Ce travail que je chérissais tant est devenu un travail comme un autre, puis une corvée. C’est comme jouer à la balle au prisonnier. Chacun jette la balle sur l’autre, et celui qui est touché est pris pour bouc émissaire. Je me plains de mes élèves qui n’ont pas le niveau, et eux se plaignent de leur professeur toujours grognon. Puis la semaine passe, et d’autres après elle.

Je me sens concerné par le manque d’ambitions, mais pas fautif. Concerné parce que je n’ai plus aucune ambition ni personnelle ni professionnelle. Je ne m’estime pas fautif parce que mon ambition a été malmenée, traînée dans la boue, voire même moquée. « Tu veux changer les choses ? Tu as cru qu’on était en Suède ou quoi?« .
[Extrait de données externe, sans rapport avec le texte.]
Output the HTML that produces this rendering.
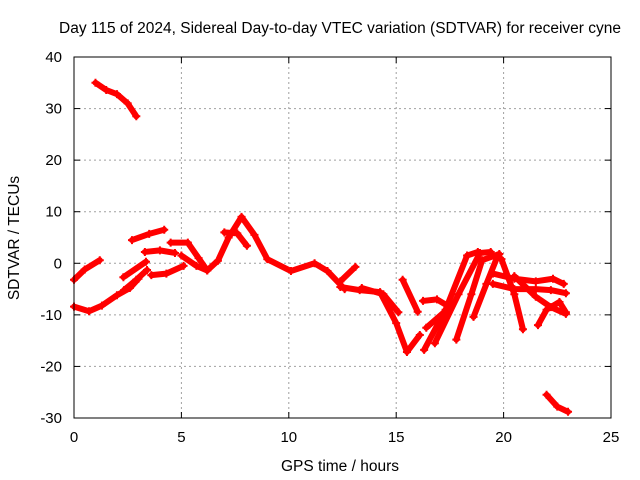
<!DOCTYPE html>
<html><head><meta charset="utf-8"><style>
body{margin:0;background:#fff}
svg{display:block;font-family:"Liberation Sans",sans-serif;font-size:15px}
</style></head><body>
<svg id="chart" width="640" height="480" viewBox="0 0 640 480">
<text x="340" y="33" text-anchor="middle" font-size="15.5" fill="#000">Day 115 of 2024, Sidereal Day-to-day VTEC variation (SDTVAR) for receiver cyne</text>
<text x="340" y="471" text-anchor="middle" font-size="15.5">GPS time / hours</text>
<text transform="translate(19,238) rotate(-90)" text-anchor="middle" font-size="15.5">SDTVAR / TECUs</text>
<g id="grid"></g><g id="ticks"></g><g id="marks"></g>
<rect x="74" y="57" width="537" height="361" fill="none" stroke="#000" stroke-width="1"/>
</svg>
<script>
const xTicks=[0,5,10,15,20,25];
const yTicks=[-30,-20,-10,0,10,20,30,40];
const track1=[[1.0,35],[1.5,33.6],[2.0,32.8],[2.5,31],[2.9,28.5]];
const track2=[[0,-8.4],[0.7,-9.3],[1.3,-8.2],[2.0,-6.2],[2.6,-4.8],[3.0,-3.0]];
const track3=[[0,-3.2],[0.5,-1.2],[1.2,0.6]];
const track4=[[2.33,-5.2],[2.9,-3.2],[3.4,-1.3]];
const track5=[[3.6,-2.3],[4.3,-2.0],[5.1,-0.5]];
const track6=[[2.7,4.5],[3.5,5.7],[4.2,6.5]];
const track7=[[3.3,2.2],[4.0,2.5],[4.7,2.0]];
const track8=[[2.3,-2.7],[3.35,0.3]];
const track9=[[4.5,4],[5.3,4],[5.8,1.0],[6.2,-1.4]];
const track10=[[5.0,1.5],[5.7,-0.5],[6.2,-1.4],[6.7,0.5],[7.2,5],[7.8,9.0],[8.4,5.5],[9.0,0.8],[10.1,-1.5],[11.2,0.0],[11.8,-1.5],[12.6,-5.0]];
const track11=[[7.0,6.0],[7.6,5.8],[8.05,3.4]];
const track12=[[12.4,-3.5],[13.1,-0.7]];
const track13=[[12.4,-4.6],[13.3,-5.2],[14.25,-5.6],[15.0,-11.6],[15.5,-17.2],[16.1,-13.9]];
const track14=[[15.3,-3.2],[16.0,-9.4]];
const track15=[[13.4,-4.8],[14.4,-6.0],[15.1,-9.5]];
const track16=[[16.25,-7.3],[16.9,-7.0],[17.5,-8.5],[16.4,-12.5]];
const track17=[[16.3,-16.8],[17.3,-9],[18.3,1.5],[18.8,2.2]];
const track18=[[16.8,-15.5],[17.9,-6],[18.9,2.0],[19.4,2.2]];
const track19=[[17.8,-14.8],[18.5,-6],[19.0,0.6],[19.8,1.8]];
const track20=[[18.6,-10.4],[19.2,-4],[19.7,1.2]];
const track21=[[19.9,0.8],[20.5,-6],[20.9,-12.8]];
const track22=[[19.5,-2.0],[20.5,-3.0],[21.5,-3.5],[22.3,-3.0],[22.8,-4.0]];
const track23=[[19.5,-4.0],[20.5,-5.0],[21.5,-5.0],[22.2,-5.2],[22.9,-5.8]];
const track24=[[20.5,-2.5],[21.5,-6.5],[22.2,-8.5],[22.9,-9.8]];
const track25=[[21.6,-12],[22.0,-9],[22.6,-7.5],[22.9,-9.5]];
const track26=[[22.0,-25.5],[22.5,-27.8],[23.0,-28.8]];
const tracks=[track1,track2,track3,track4,track5,track6,track7,track8,track9,track10,track11,track12,track13,track14,track15,track16,track17,track18,track19,track20,track21,track22,track23,track24,track25,track26];
const X0=74,X1=611,Y0=418,Y1=57;
const xs=v=>X0+(v-0)/25*(X1-X0);
const ys=v=>Y0-(v+30)/70*(Y0-Y1);
const NS="http://www.w3.org/2000/svg";
function mk(t,a,p){const e=document.createElementNS(NS,t);for(const k in a)e.setAttribute(k,a[k]);p.appendChild(e);return e;}
const grid=document.getElementById('grid'),ticks=document.getElementById('ticks'),marks=document.getElementById('marks');
xTicks.forEach(t=>{const x=xs(t);
 if(t>0&&t<25){const g=mk('line',{x1:x,x2:x,y1:Y1,y2:Y0,stroke:'#a0a0a0','stroke-dasharray':'2,3'},grid);
 }
 mk('line',{x1:x,x2:x,y1:Y0,y2:Y0-6,stroke:'#000'},ticks);mk('line',{x1:x,x2:x,y1:Y1,y2:Y1+6,stroke:'#000'},ticks);
 const l=mk('text',{x:x,y:Y0+24,'text-anchor':'middle'},ticks);l.textContent=t;
 });
yTicks.forEach(t=>{const y=ys(t);
 if(t>-30&&t<40){const g=mk('line',{x1:X0,x2:X1,y1:y,y2:y,stroke:'#a0a0a0','stroke-dasharray':'2,3'},grid);
 }
 mk('line',{x1:X0,x2:X0+6,y1:y,y2:y,stroke:'#000'},ticks);mk('line',{x1:X1,x2:X1-6,y1:y,y2:y,stroke:'#000'},ticks);
 const l=mk('text',{x:X0-12,y:y+5,'text-anchor':'end'},ticks);l.textContent=t;
 });
tracks.forEach(tr=>{
 const pl=mk('polyline',{points:tr.map(p=>xs(p[0])+','+ys(p[1])).join(' '),fill:'none',stroke:'#f00','stroke-width':6,'stroke-linejoin':'round','stroke-linecap':'round'},marks);
 
 
 tr.forEach(p=>{const x=xs(p[0]),y=ys(p[1]);
  const m=mk('path',{d:`M${x-4},${y}H${x+4}M${x},${y-4}V${y+4}`,stroke:'#f00','stroke-width':2},marks);
  
  });
});
</script>
</body></html>
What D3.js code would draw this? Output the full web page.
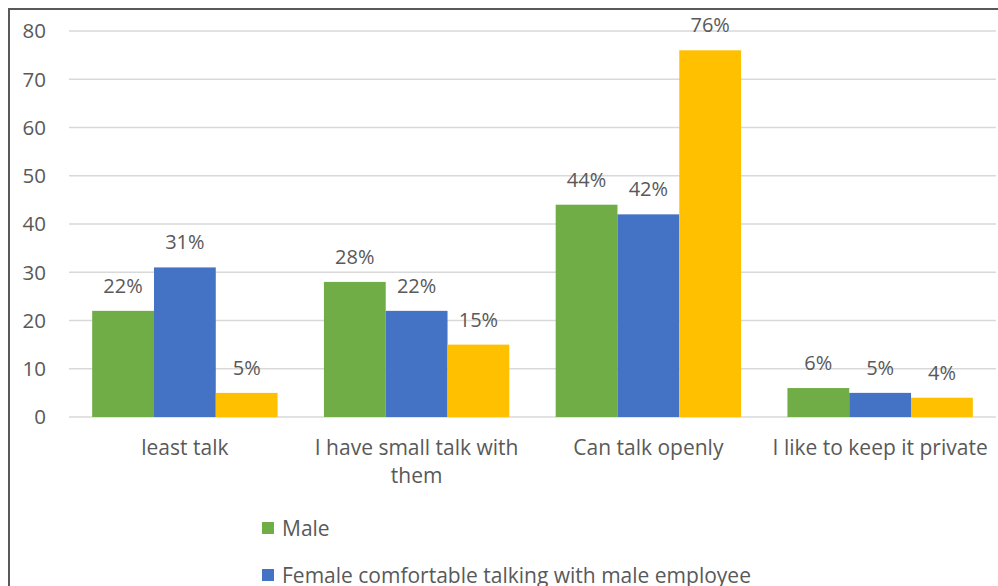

Aujourd’hui tout ce que je veux, c’est finir la vingtaine d’années qu’il me reste avant la retraite. Le plus rapidement possible et sans attache. Vous pensez que je ne sers à rien, vous avez bien raison. Je n’ai plus envie de servir à quoi que ce soit. J’ai assez servi pour ce pays qui ne reconnaît la réussite que par l’argent. Et moi, l’argent ne m’intéresse pas. J’aurais voulu être un de ces grands professeurs dont on reparlera dans des années, mais à cause du système, ces profils-là n’existent plus.

Et je suis le premier à déconseiller aux jeunes diplômés de postuler dans le secteur public. C’est une usine à malheur sans aucune évolution possible. J’ai pensé souvent à tout arrêter, mais à chaque fois un simple « merci » me redonne l’envie de me battre pour quelques jours, voire quelques semaines avant que la réalité ne me rattrape.